While there are reasonable debates to be had about how much Trump's base is shrinking and how politically important such shrinkage might be, an accumulating mass of data indicates that Trump's base shrinkage is real. Consider:
- The most recent IBD/TIPP poll shows sharp declines in approval across a range of groups (graphic above) where Trump was strong in the 2016 election.
- In the most recent CNN poll, strong approval of Trump among Republicans has dropped from 73 percent in February to 59 percent today and among white noncollege voters from 47 to 35 percent.
- In the most recent Quinnipiac poll, more white noncollege voters disapprove of Trump's job performance (50 percent) than approve (43 percent). This is among a group that backed Trump by a stunning 66 to 29 percent margin in the 2016 election.
- In a new Firehouse/Optimus survey of voters in Florida, Ohio, Wisconsin and Pennsylvania, strongly favorable ratings of Trump have dropped from 35 percent in April to 29 percent today.

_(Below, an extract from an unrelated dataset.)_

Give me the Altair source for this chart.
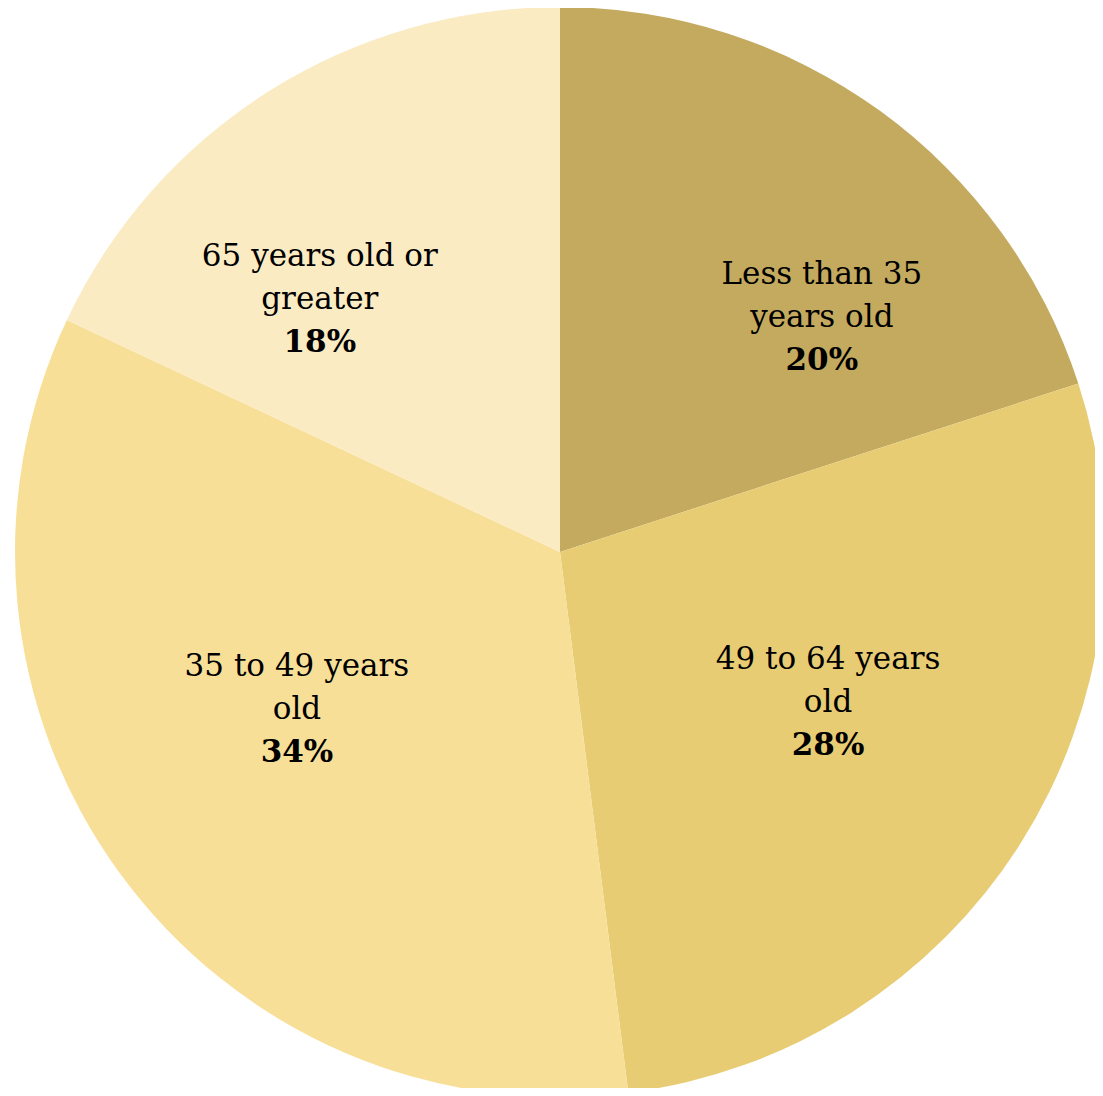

Of course, it's a long way to election day and it is possible that Trump's ratings may improve by then (though his trend line is not good). And, even if Trump's approval ratings remain low, there are reasons why Democrats may have a hard time translating these low ratings into big gains. Finally, a Vox/SurveyMonkey aggregation of of six months of their polling data found that Trump's approval slippage has been relatively modest in Republican-held districts that were closest in the last election. Since these districts are critical targets for the Democrats in 2018, this finding, if confirmed by other polls, could indicate a potential problem for the Democrats.
So don't break out the champagne yet. But it's hard to see the very real and ongoing erosion of Trump's political base as anything other than good news.